Corrupção e capitalismo
Pedro Goulart — 12 Novembro 2009
Os mais recentes acontecimentos públicos no domínio da corrupção envolvem António Godinho, um “dinâmico” empreendedor de sucatas, de Aveiro, cujos lucros se têm multiplicado nos últimos anos, Armando Vara, vice-presidente do BCP, já useiro e vezeiro nestas andanças, José Penedos, presidente da REN (o tal que dizia abrir champanhe sempre que privatizava uma empresa), Paulo Penedos, Lopes Barreira e mais de uma dezena de outros cidadãos, atingindo sobretudo gente da área do PS. Os dados apontam também para várias outras empresas (Carris, CTT, EDP, Empordef e Estradas de Portugal), assim como para diversas autarquias envolvidas no “negócio”.
Mesmo encarando com alguma reserva as (por vezes, fantasiosas) acusações provenientes de um aparelho judicial não confiável e sem embarcar em histerias justiceiras, parece estarmos aqui efectivamente perante factos que indiciam a existência de um grande polvo de negócios escuros.
Mas a operação “Face Oculta” corresponde apenas a mais um caso, a somar a outros já bem conhecidos: Freeport (também ligado ao PS), SLN/BPN (envolvendo gente grada do PSD), assim como os relativos à compra de submarinos ou ao processo Portucale (da área do CDS).
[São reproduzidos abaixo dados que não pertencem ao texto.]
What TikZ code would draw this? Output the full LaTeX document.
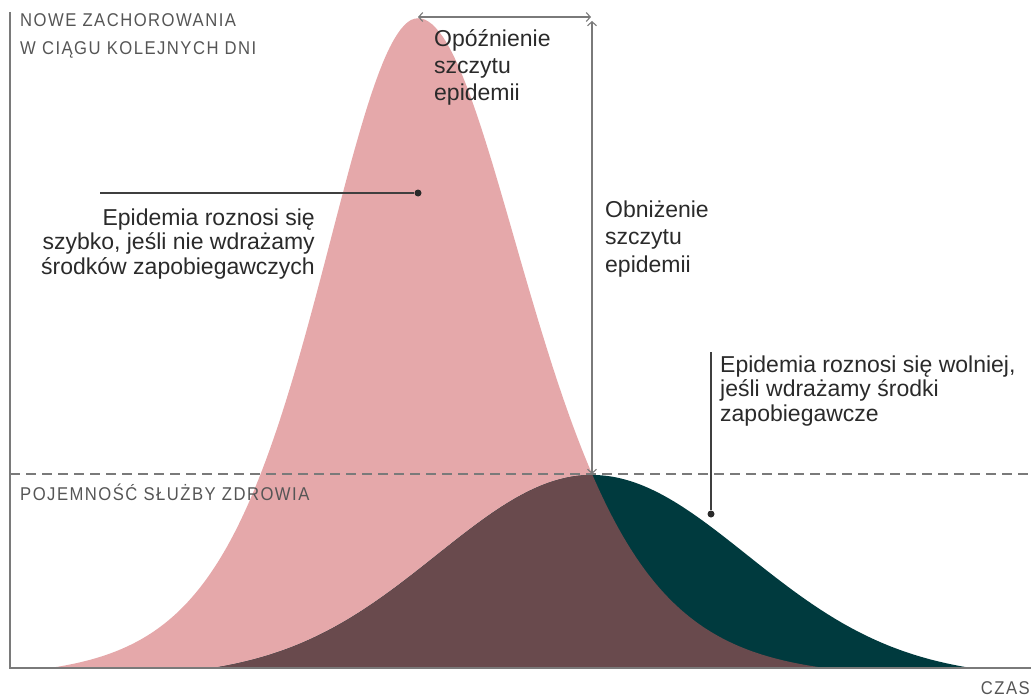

Ou, ainda, o caso BCP.
Estes casos cobrem as estruturas partidárias (e os partidos também preciso de muito dinheiro!) que têm governado o País nas últimas décadas. Pressões de empresas privadas sobre o aparelho de estado, subornos, compra de altos funcionários públicos e autarcas, branqueamento de capitais, enchimento de cofres partidários ou pessoais, são alguns dos aspectos mais em evidência nos processos acima referidos.
Contudo, estes casos apenas representam algumas ilhas de um continente de corrupção, que articula gestores e funcionários de empresas públicas e privadas, autarquias, homens do aparelho de estado, elementos das forças policiais, assim como responsáveis dos partidos políticos das classes dominantes. Há autênticas máfias organizadas impondo a sua lei, envolvendo pais e filhos, correligionários, afilhados e padrinhos.
Tendo a economia capitalista como motor o lucro e a acumulação, tal acarreta, no actual estádio de desenvolvimento do sistema, a corrupção como uma variável endógena ao seu funcionamento. Variável que, nalguns países, já ultrapassa em valor o próprio tráfico de droga. Trata-se, hoje, efectivamente, de um sistema económico e político em putrefacção.
Não concordamos com aqueles que, à esquerda, acham que não se deve perder tempo com a denúncia da corrupção e que julgam que, ao fazê-la, podemos estar a ocultar o fundamental do sistema ou, até, eventualmente, a contribuir para a emergência de ditaduras de direita. Pensar ou agir deste modo, desvalorizando a variável corruptora do capitalismo, pode levar a um combate abstracto ou à ideia de que nada vale a pena, conduzindo, por vezes, à adopção de uma posição cínica face à sociedade em que vivemos.
Com a denúncia da corrupção, não procuramos contribuir para melhorar, “corrigir” ou “moralizar”o sistema capitalista (de que a corrupção é parte integrante), mas revelar à generalidade das pessoas o modo de vida do capital, acumulando nelas a revolta contra o sistema. Esta denúncia faz, assim, parte da necessária e sistemática desmontagem política de um modo de produção que explora e oprime milhões de homens e mulheres deste nosso mundo.